Thiel’s secretive Big Data company Palantir is named after an ancient magical supertechnology from J.R.R. Tolkien’s Lord of the Rings trilogy, where a palantir is a kind of crystal ball that acts as an extension of the dark lord Sauron’s all-seeing eye. Andreesen’s 2023 text “The Techno-Optimist Manifesto” not only harks back to the disappointment expressed in Stephenson’s essay but also reproduces the operational logic of the fictional internet and surveillance company in David Egger’s 2013 novel, The Circle. Both, Taskale writes, combat concerns about privacy and freedom by creating a false binary: “One is either a participant in technological advancement or aligned against humanity itself.”

Project Hail Mary, for its part, presents a worldview that closely aligns with Silicon Valley elite opposition to governmental regulation and oversight. Like the dictators of ancient Rome, the person in charge of the titular project—a woman named Eva Stratt (played in the movie by Sandra Hüller)—is granted both limitless authority and complete immunity from prosecution. Occasional attempts to stand in her way on grounds of human rights violations are not just ineffective but framed as narrow-minded and nefarious: a sometimes inadvertent, sometimes deliberate failure to see the bigger picture. “You and what army?” Stratt asks in the book when a U.S. court attempts in vain to rein her in. “Because I have the U.S. Army, and that’s a damn fine army.”

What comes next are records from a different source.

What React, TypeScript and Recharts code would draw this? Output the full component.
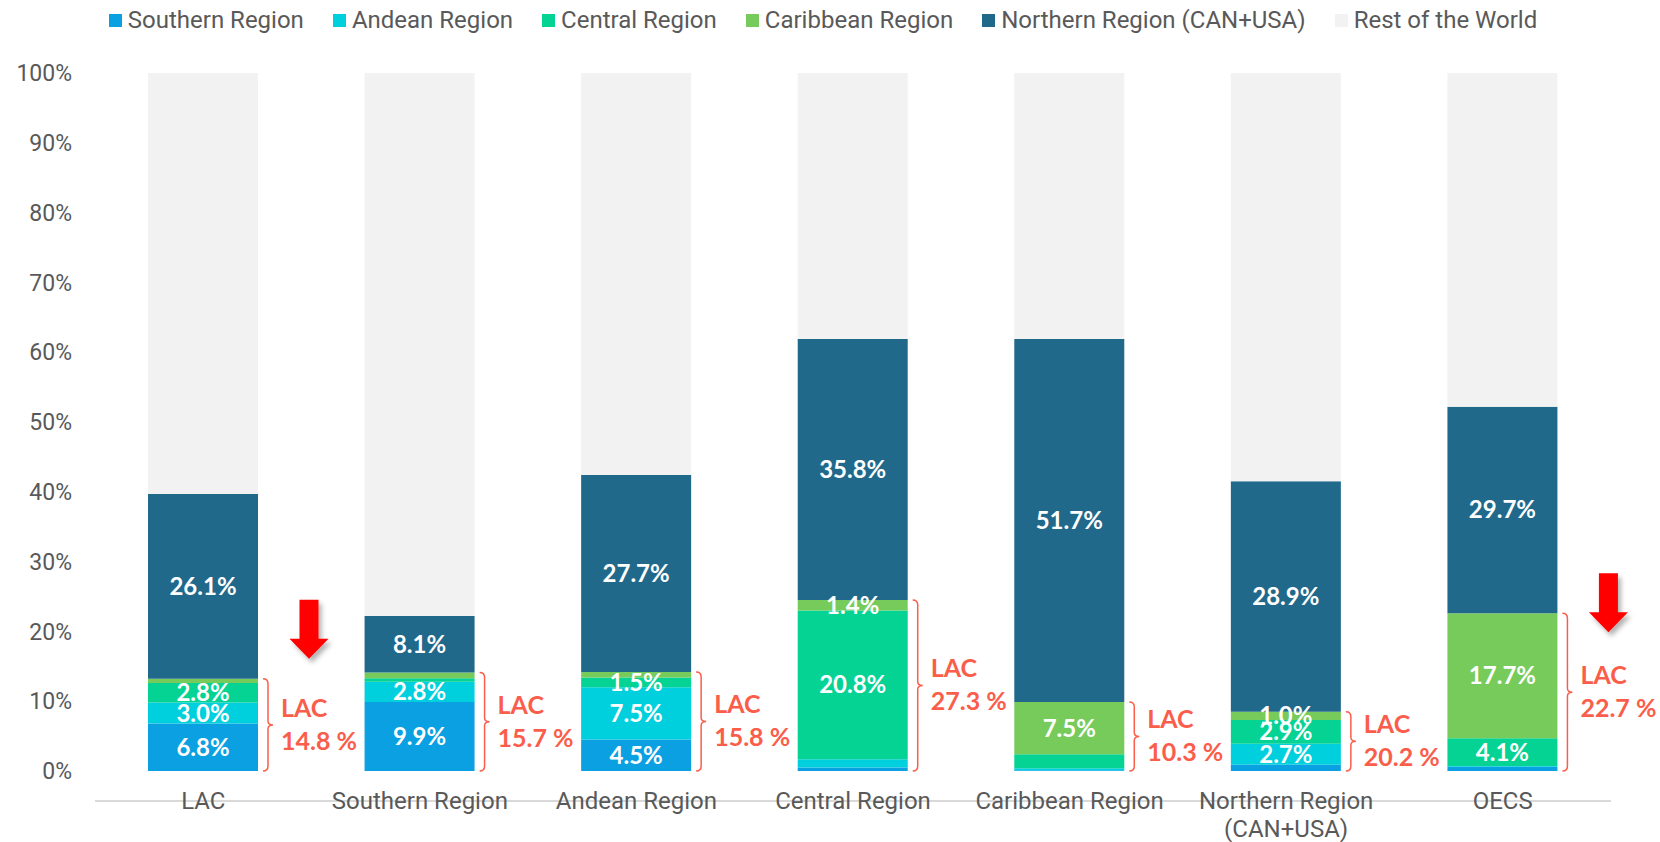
import React from 'react';
import { BarChart, Bar, XAxis, YAxis, LabelList } from 'recharts';

const categories = [
  'LAC',
  'Southern Region',
  'Andean Region',
  'Central Region',
  'Caribbean Region',
  'Northern Region (CAN+USA)',
  'OECS',
];

// segment heights (%)
const southern = [6.8, 9.9, 4.5, 0.5, 0.1, 0.9, 0.6];
const andean = [3.0, 2.9, 7.5, 1.2, 0.3, 3.0, 0.1];
const central = [2.8, 0.5, 1.4, 21.3, 2.0, 3.4, 4.0];
const caribbean = [0.6, 0.8, 0.8, 1.5, 7.5, 1.2, 17.9];
const northern = [26.5, 8.1, 28.2, 37.4, 52.0, 33.0, 29.6];
const restOfWorld = [60.3, 77.8, 57.6, 38.1, 38.1, 58.5, 47.8];

// printed labels on the segments
const southernLabels = ['6.8%', '9.9%', '4.5%', '', '', '', ''];
const andeanLabels = ['3.0%', '2.8%', '7.5%', '', '', '2.7%', ''];
const centralLabels = ['2.8%', '', '1.5%', '20.8%', '', '2.9%', '4.1%'];
const caribbeanLabels = ['', '', '', '1.4%', '7.5%', '1.0%', '17.7%'];
const northernLabels = ['26.1%', '8.1%', '27.7%', '35.8%', '51.7%', '28.9%', '29.7%'];
const lacShare = ['14.8 %', '15.7 %', '15.8 %', '27.3 %', '10.3 %', '20.2 %', '22.7 %'];

const yTicks = [0, 10, 20, 30, 40, 50, 60, 70, 80, 90, 100];

const seriesNames = [
  'Southern Region',
  'Andean Region',
  'Central Region',
  'Caribbean Region',
  'Northern Region (CAN+USA)',
  'Rest of the World',
];
const seriesColors = ['#0aa0e1', '#00cfdd', '#05d394', '#77cb5a', '#21698b', '#f2f2f2'];

const RED = '#fb5d4b';
const GREY = '#595959';

const data = categories.map((name, i) => ({
  name,
  southern: southern[i],
  andean: andean[i],
  central: central[i],
  caribbean: caribbean[i],
  northern: northern[i],
  rest: restOfWorld[i],
  sLabel: southernLabels[i],
  aLabel: andeanLabels[i],
  cLabel: centralLabels[i],
  crLabel: caribbeanLabels[i],
  nLabel: northernLabels[i],
  lac: southern[i] + andean[i] + central[i] + caribbean[i],
  lacLabel: lacShare[i],
}));

// arrow tip offset from the top of the bracket, only on LAC and OECS
const ARROW_TIP: Record<number, number> = { 0: -20, 6: 19 };

function Bracket(props: any) {
  const vb = props.viewBox || props;
  const { x, y, width, height } = vb;
  const index = props.index;
  const right = x + width;
  const top = y;
  const bottom = y + height;
  const mid = (top + bottom) / 2;
  const lx = right + 10;
  const d = `M${right + 5},${top} Q${lx},${top} ${lx},${top + 5} L${lx},${mid - 4} Q${lx},${mid} ${right + 15},${mid} Q${lx},${mid} ${lx},${mid + 4} L${lx},${bottom - 5} Q${lx},${bottom} ${right + 5},${bottom}`;

  let arrow = null;
  if (ARROW_TIP[index] !== undefined) {
    const cx = right + 51;
    const tip = top + ARROW_TIP[index];
    const a = `M${cx - 9.5},${tip - 59} L${cx + 9.5},${tip - 59} L${cx + 9.5},${tip - 20} L${cx + 19.5},${tip - 20} L${cx},${tip} L${cx - 19.5},${tip - 20} L${cx - 9.5},${tip - 20} Z`;
    arrow = <path d={a} fill="#ff0000" filter="url(#arrowShadow)" />;
  }

  return (
    <g>
      <path d={d} fill="none" stroke={RED} strokeWidth={1.5} />
      <text
        x={right + 23}
        y={mid - 18}
        fill={RED}
        fontFamily="Lato"
        fontWeight={700}
        fontSize={25}
        dominantBaseline="central"
      >
        LAC
      </text>
      <text
        x={right + 23}
        y={mid + 15}
        fill={RED}
        fontFamily="Lato"
        fontWeight={700}
        fontSize={25}
        dominantBaseline="central"
      >
        {props.value}
      </text>
      {arrow}
    </g>
  );
}

function splitLabel(s: string) {
  const lines: string[] = [];
  let cur = '';
  s.split(' ').forEach((w) => {
    if (cur && (cur + ' ' + w).length > 18) {
      lines.push(cur);
      cur = w;
    } else {
      cur = cur ? cur + ' ' + w : w;
    }
  });
  lines.push(cur);
  return lines;
}

function CategoryTick(props: any) {
  const { x, y, payload } = props;
  const lines = splitLabel(String(payload.value));
  return (
    <text x={x} y={y} textAnchor="middle" fill={GREY} fontFamily="Roboto" fontSize={24}>
      {lines.map((l, i) => (
        <tspan key={i} x={x} dy={i === 0 ? 8 : 28}>
          {l}
        </tspan>
      ))}
    </text>
  );
}

const labelStyle = {
  fill: '#ffffff',
  fontFamily: 'Lato',
  fontWeight: 700,
  fontSize: 24,
};

export default function App() {
  return (
    <div
      style={{
        position: 'absolute',
        left: 0,
        top: 0,
        width: 1660,
        height: 842,
        background: '#fff',
      }}
    >
      <div
        style={{
          position: 'absolute',
          top: 5,
          left: 0,
          width: 1660,
          paddingRight: 14,
          boxSizing: 'border-box',
          display: 'flex',
          justifyContent: 'center',
          gap: 29,
          fontFamily: 'Roboto',
          fontSize: 24,
          color: GREY,
          lineHeight: '30px',
        }}
      >
        {seriesNames.map((n, i) => (
          <div key={n} style={{ display: 'flex', alignItems: 'center' }}>
            <span
              style={{
                width: 13,
                height: 13,
                background: seriesColors[i],
                marginRight: 6,
                display: 'inline-block',
              }}
            />
            {n}
          </div>
        ))}
      </div>
      <BarChart
        width={1660}
        height={842}
        data={data}
        margin={{ top: 73, right: 49, bottom: 11, left: 0 }}
      >
        <defs>
          <filter id="arrowShadow" x="-50%" y="-50%" width="200%" height="200%">
            <feDropShadow dx="3" dy="4" stdDeviation="2.5" floodColor="#000" floodOpacity="0.3" />
          </filter>
        </defs>
        <XAxis
          xAxisId="main"
          dataKey="name"
          interval={0}
          tick={<CategoryTick />}
          tickLine={false}
          tickSize={0}
          tickMargin={0}
          height={60}
          axisLine={{ stroke: '#d9d9d9', strokeWidth: 2 }}
        />
        <XAxis xAxisId="br" dataKey="name" hide />
        <YAxis
          domain={[0, 100]}
          ticks={yTicks}
          tickFormatter={(v: number) => `${v}%`}
          axisLine={false}
          tickLine={false}
          tickSize={0}
          tickMargin={23}
          width={95}
          tick={{ fill: GREY, fontSize: 23, fontFamily: 'Roboto' }}
        />
        <Bar xAxisId="main" dataKey="southern" stackId="a" fill={seriesColors[0]} barSize={110} isAnimationActive={false}>
          <LabelList dataKey="sLabel" position="center" {...labelStyle} />
        </Bar>
        <Bar xAxisId="main" dataKey="andean" stackId="a" fill={seriesColors[1]} barSize={110} isAnimationActive={false}>
          <LabelList dataKey="aLabel" position="center" {...labelStyle} />
        </Bar>
        <Bar xAxisId="main" dataKey="central" stackId="a" fill={seriesColors[2]} barSize={110} isAnimationActive={false}>
          <LabelList dataKey="cLabel" position="center" {...labelStyle} />
        </Bar>
        <Bar xAxisId="main" dataKey="caribbean" stackId="a" fill={seriesColors[3]} barSize={110} isAnimationActive={false}>
          <LabelList dataKey="crLabel" position="center" {...labelStyle} />
        </Bar>
        <Bar xAxisId="main" dataKey="northern" stackId="a" fill={seriesColors[4]} barSize={110} isAnimationActive={false}>
          <LabelList dataKey="nLabel" position="center" {...labelStyle} />
        </Bar>
        <Bar xAxisId="main" dataKey="rest" stackId="a" fill={seriesColors[5]} barSize={110} isAnimationActive={false} />
        <Bar xAxisId="br" dataKey="lac" fill="none" barSize={110} isAnimationActive={false}>
          <LabelList dataKey="lacLabel" content={<Bracket />} />
        </Bar>
      </BarChart>
    </div>
  );
}
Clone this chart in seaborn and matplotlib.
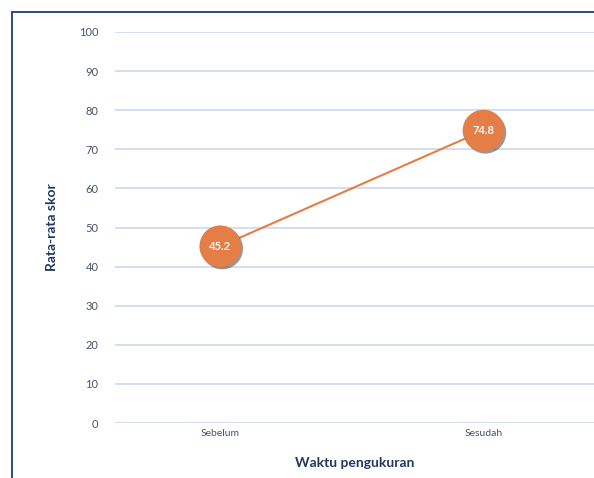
import matplotlib
matplotlib.use("Agg")
import matplotlib.pyplot as plt
import matplotlib.patheffects as pe
from matplotlib.patches import Rectangle
import pandas as pd
import seaborn as sns

# data
waktu = ["Sebelum", "Sesudah"]
rata_skor = [45.2, 74.8]
y_ticks = [0, 10, 20, 30, 40, 50, 60, 70, 80, 90, 100]

df = pd.DataFrame({"waktu": waktu, "skor": rata_skor})

sns.set_theme(style="white")
plt.rcParams["font.family"] = ["Lato", "DejaVu Sans"]

orange = "#E47D46"
navy = "#1F3864"
tick_col = "#44546A"
grid_col = "#C9D4EE"

fig = plt.figure(figsize=(5.94, 4.78), dpi=100)
ax = fig.add_axes([115 / 594, 55 / 478, 1 - 115 / 594, (423 - 32) / 478])

for t in y_ticks:
    ax.axhline(t, color=grid_col, lw=1.1, zorder=0)

sns.lineplot(data=df, x="waktu", y="skor", ax=ax, color=orange, lw=1.5,
             sort=False, zorder=2)
sc = ax.scatter(range(len(waktu)), rata_skor, s=30 ** 2, color=orange,
                edgecolors="none", zorder=3)
sc.set_path_effects([pe.SimplePatchShadow(offset=(1.4, -1.6), shadow_rgbFace="#333333",
                                          alpha=0.5), pe.Normal()])

for i, v in enumerate(rata_skor):
    ax.text(i, v, f"{v:.1f}", color="white", ha="center", va="center",
            fontsize=8, fontweight="bold", zorder=4)

ax.set_xlim(-0.4, 1.42)
ax.set_ylim(0, 100)
ax.set_yticks(y_ticks)
ax.set_xticks(range(len(waktu)))
ax.set_xticklabels(waktu)
ax.tick_params(axis="y", labelsize=8, colors=tick_col, length=0, pad=12)
ax.tick_params(axis="x", labelsize=7.5, colors=tick_col, length=0, pad=4)
for s in ax.spines.values():
    s.set_visible(False)

ax.set_xlabel("Waktu pengukuran", fontsize=10, fontweight="bold", color=navy, labelpad=14)
ax.set_ylabel("Rata-rata skor", fontsize=10, fontweight="bold", color=navy, labelpad=15)

# outer frame (only top and left visible in the crop)
fig.add_artist(Rectangle((12 / 594, -0.5), 2, 0.5 + 1 - 12 / 478, transform=fig.transFigure,
                         fill=False, edgecolor="#1F3A7A", lw=1.3))

fig.savefig("out.png", dpi=100)
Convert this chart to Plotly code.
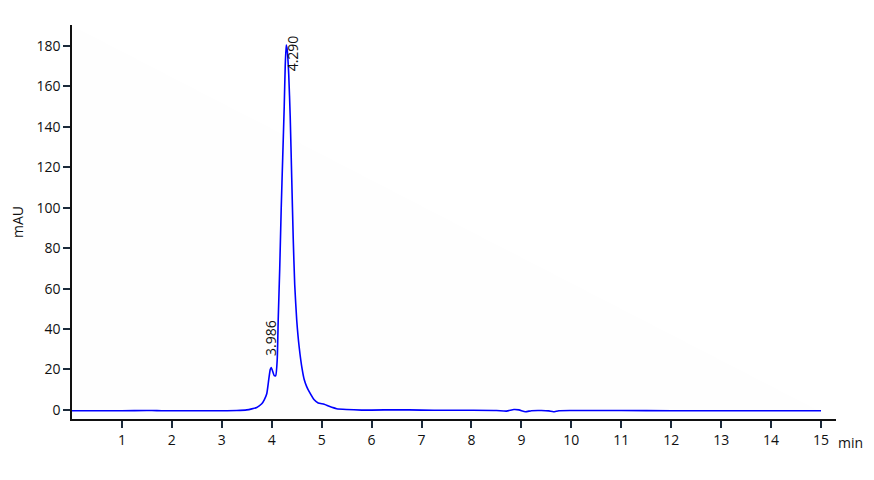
import plotly.graph_objects as go

# Retention time (min) and absorbance (mAU)
time_min = [0, 0.5, 1.0, 1.5, 1.6, 1.8, 2.0, 2.5, 3.0, 3.3, 3.5, 3.6, 3.7, 3.75, 3.8, 3.85,
            3.9, 3.94, 3.97, 3.99, 4.02, 4.05, 4.08, 4.11, 4.13, 4.16, 4.19, 4.22, 4.25,
            4.27, 4.29, 4.31, 4.34, 4.37, 4.40, 4.43, 4.46, 4.50, 4.55, 4.61, 4.65, 4.70,
            4.75, 4.85, 4.93, 5.05, 5.15, 5.3, 5.5, 5.8, 6.0, 6.5, 7.0, 7.5, 8.0, 8.5,
            8.7, 8.85, 8.95, 9.08, 9.2, 9.4, 9.55, 9.64, 9.75, 10.0, 10.5, 11, 12, 13, 14, 15]
absorbance = [-0.4, -0.4, -0.4, -0.3, -0.3, -0.4, -0.4, -0.4, -0.4, -0.3, 0.0, 0.5, 1.2, 2.0,
              3.0, 5.0, 8.0, 15.0, 20.0, 21.0, 19.0, 17.0, 17.0, 25.0, 45.0, 70.0, 100.0,
              125.0, 150.0, 170.0, 180.5, 178.0, 166.0, 145.0, 115.0, 85.0, 62.0, 44.5, 31.0,
              20.0, 15.0, 11.5, 9.0, 5.0, 3.4, 2.8, 1.8, 0.6, 0.2, -0.1, -0.1, 0.1, -0.1,
              -0.2, -0.2, -0.3, -0.6, 0.2, 0.0, -0.9, -0.4, -0.3, -0.5, -0.9, -0.4, -0.3,
              -0.3, -0.3, -0.4, -0.4, -0.4, -0.4]

peak_times = [3.986, 4.290]
peak_labels = ["3.986", "4.290"]
peak_label_y = [35.6, 176.5]
peak_xshift = [0, 6]

x_ticks = list(range(1, 16))
y_ticks = list(range(0, 181, 20))

FONT = "Open Sans, sans-serif"
TXT = "#111111"

fig = go.Figure()
fig.add_trace(go.Scatter(x=time_min, y=absorbance, mode="lines",
                         line=dict(color="#0000ff", width=1.6, shape="spline", smoothing=0.5),
                         hoverinfo="x+y", showlegend=False))

for t, lab, ly, xs in zip(peak_times, peak_labels, peak_label_y, peak_xshift):
    fig.add_annotation(x=t, y=ly, text=lab, textangle=-90, showarrow=False,
                       xanchor="center", yanchor="middle", xshift=xs,
                       font=dict(family=FONT, size=14, color=TXT))

# faint background triangle
fig.add_shape(type="path", xref="paper", yref="paper",
              path="M 0 1 L 0 0 L 1 0 Z", fillcolor="rgba(0,0,0,0.004)",
              line=dict(width=0), layer="below")

fig.add_annotation(xref="paper", yref="paper", x=1, y=0, text="min", showarrow=False,
                   xanchor="left", yanchor="middle", xshift=0, yshift=-23,
                   font=dict(family=FONT, size=14, color=TXT))
fig.add_annotation(xref="paper", yref="paper", x=0, y=0.5, text="mAU", showarrow=False,
                   textangle=-90, xanchor="center", yanchor="middle", xshift=-55,
                   font=dict(family=FONT, size=14, color=TXT))

fig.update_layout(
    width=866, height=472,
    margin=dict(l=64, r=38, t=17, b=61, autoexpand=False),
    plot_bgcolor="white", paper_bgcolor="white",
    font=dict(family=FONT, size=14, color=TXT),
    xaxis=dict(range=[0, 15.3], tickvals=x_ticks, ticktext=[str(v) for v in x_ticks],
               showgrid=False, zeroline=False, showline=True, linecolor="#111111",
               linewidth=1.5, ticks="outside", ticklen=7, tickwidth=2, tickcolor="#1b2a3a",
               automargin=False, tickfont=dict(family=FONT, size=14, color=TXT)),
    yaxis=dict(range=[-4.5, 190.4], tickvals=y_ticks, ticktext=[str(v) for v in y_ticks],
               showgrid=False, zeroline=False, showline=True, linecolor="#111111",
               linewidth=1.5, ticks="outside", ticklen=7, tickwidth=2, tickcolor="#1b2a3a",
               automargin=False, tickfont=dict(family=FONT, size=14, color=TXT)),
)

fig.write_html("out.html")
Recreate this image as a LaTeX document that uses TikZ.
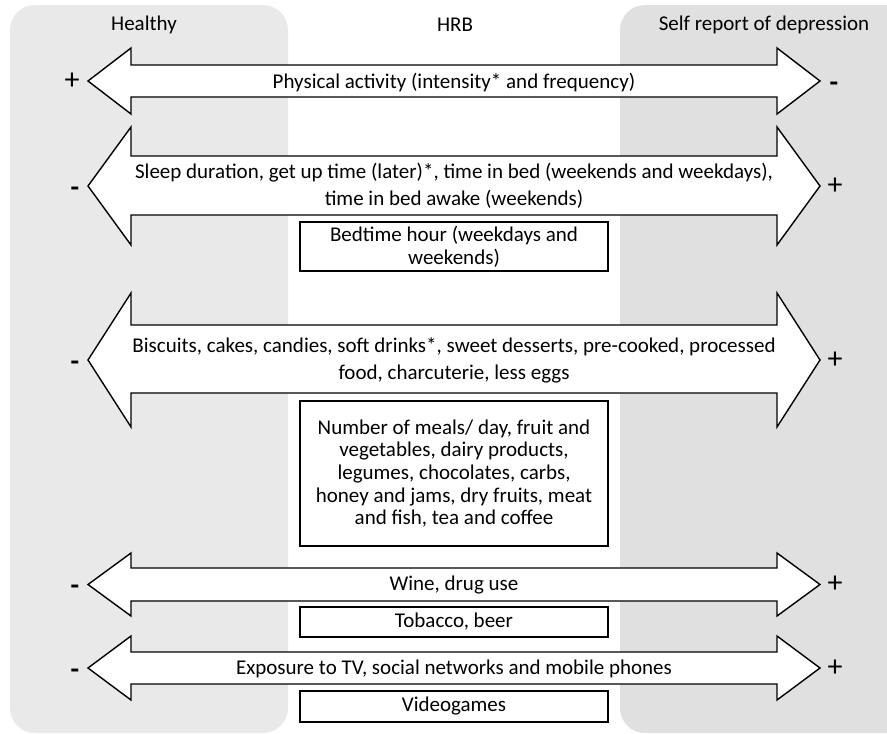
\documentclass[tikz,border=0pt]{standalone}
\usepackage{fontspec}
\setmainfont{Carlito}
\definecolor{leftgray}{HTML}{E9E9E9}
\definecolor{rightgray}{HTML}{E0E0E0}
\tikzset{
  dbl/.style={draw=black, fill=white, line width=1.4pt, line join=miter},
  lbl/.style={font=\fontsize{21}{27}\selectfont, align=center, inner sep=0pt},
  hrbbox/.style={draw=black, fill=white, line width=1.3pt, minimum width=308pt, align=center, inner sep=0pt, font=\fontsize{21}{22.7}\selectfont},
  sign/.style={font=\fontsize{30}{30}\selectfont, inner sep=0pt},
  minussign/.style={font=\bfseries\fontsize{28}{28}\selectfont, inner sep=0pt, yshift=-6pt},
  title/.style={font=\fontsize{21}{24}\selectfont, inner sep=0pt},
}
\newcommand\hrbarrow[5]{%
  \draw[dbl] (88,{(#2+#5)/2}) -- (131,#2) -- (131,#3) -- (777,#3) -- (777,#2) -- (820,{(#2+#5)/2}) -- (777,#5) -- (777,#4) -- (131,#4) -- (131,#5) -- cycle;
  \coordinate (#1) at (454,{(#2+#5)/2});
}
\begin{document}
\begin{tikzpicture}[x=1pt,y=-1pt]
\useasboundingbox (0,0) rectangle (887,734);
\clip (0,0) rectangle (887,734);
% panels
\fill[leftgray, rounded corners=25pt] (10,5) rectangle (288,733);
\fill[rightgray, rounded corners=25pt] (620,5) rectangle (920,733);
% titles
\node[title] (thealthy) at (144,25) {Healthy};
\node[title] (thrb) at (455,25) {HRB};
\node[title] (tdep) at (764,25) {Self report of depression};
% arrows
\hrbarrow{a1}{48}{65}{97}{114}
\hrbarrow{a2}{127}{156}{215}{245}
\hrbarrow{a3}{293}{325}{393}{427}
\hrbarrow{a4}{553}{568}{601}{616}
\hrbarrow{a5}{636}{652}{684}{700}
% arrow labels
\node[lbl] (l1) at ([yshift=-2pt]a1) {Physical activity (intensity* and frequency)};
\node[lbl] (l2) at (a2) {Sleep duration, get up time (later)*, time in bed (weekends and weekdays),\\time in bed awake (weekends)};
\node[lbl] (l3) at (a3) {Biscuits, cakes, candies, soft drinks*, sweet desserts, pre-cooked, processed\\food, charcuterie, less eggs};
\node[lbl] (l4) at ([yshift=-1pt]a4) {Wine, drug use};
\node[lbl] (l5) at ([yshift=-1pt]a5) {Exposure to TV, social networks and mobile phones};
% signs
\node[sign] (s1l) at (72,81) {+};
\node[minussign] (s1r) at (834,81) {-};
\node[minussign] (s2l) at (75,186) {-};
\node[sign] (s2r) at (835,186) {+};
\node[minussign] (s3l) at (75,360) {-};
\node[sign] (s3r) at (835,360) {+};
\node[minussign] (s4l) at (75,584) {-};
\node[sign] (s4r) at (835,584) {+};
\node[minussign] (s5l) at (75,668) {-};
\node[sign] (s5r) at (835,668) {+};
% boxes
\node[hrbbox, minimum height=49pt] (b1) at (454,246.5) {Bedtime hour (weekdays and\\weekends)};
\node[hrbbox, minimum height=145pt] (b2) at (454,473.5) {Number of meals/ day, fruit and\\vegetables, dairy products,\\legumes, chocolates, carbs,\\honey and jams, dry fruits, meat\\and fish, tea and coffee};
\node[hrbbox, minimum height=30pt] (b3) at (454,622) {Tobacco, beer};
\node[hrbbox, minimum height=31pt] (b4) at (454,706.5) {Videogames};
\end{tikzpicture}
\end{document}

Far from apolitical, Weir’s writing can be described as technoliberal to the extent that it treats accountability as a hindrance rather than a productive safety measure. Underpinning this attitude is another belief central to technoliberalism: that progress is linear and science its primary engine. “Try to name a technology that’s done more harm than good,” Weir said in a 2024 interview with the National Academy of Engineering. “You say nuclear bombs; I say nuclear power. How much coal dust is not in the air? How much pollution and emissions are not in the air because nuclear power plants exist?” But while it’s true that many technologies have a wide variety of applications (some beneficial, others destructive), Weir’s technoliberal framework accepts as factual what is at its core a matter of personal opinion, morality, and judgment.

In this sense, his writing can also be described more broadly as an expression of neoliberalism, which—as Merijn Oudenampsen explains in his forthcoming book, No Nonsense: A History of the Dutch Neoliberal Turn—presents free market capitalism as an economic necessity as opposed to a liberal ideology. Hiding behind a false air of objectivity and empiricism, both neoliberalism and up-wing sci-fi pretend to rise above politics despite being themselves highly political in nature.

Project Hail Mary is many things: funny, endearing, suspenseful, thought-provoking, and uplifting. What it is not is apolitical. Insisting on the contrary does nothing except encourage uncritical consumption of the story, which is—ironically—antithetical to its scientific spirit.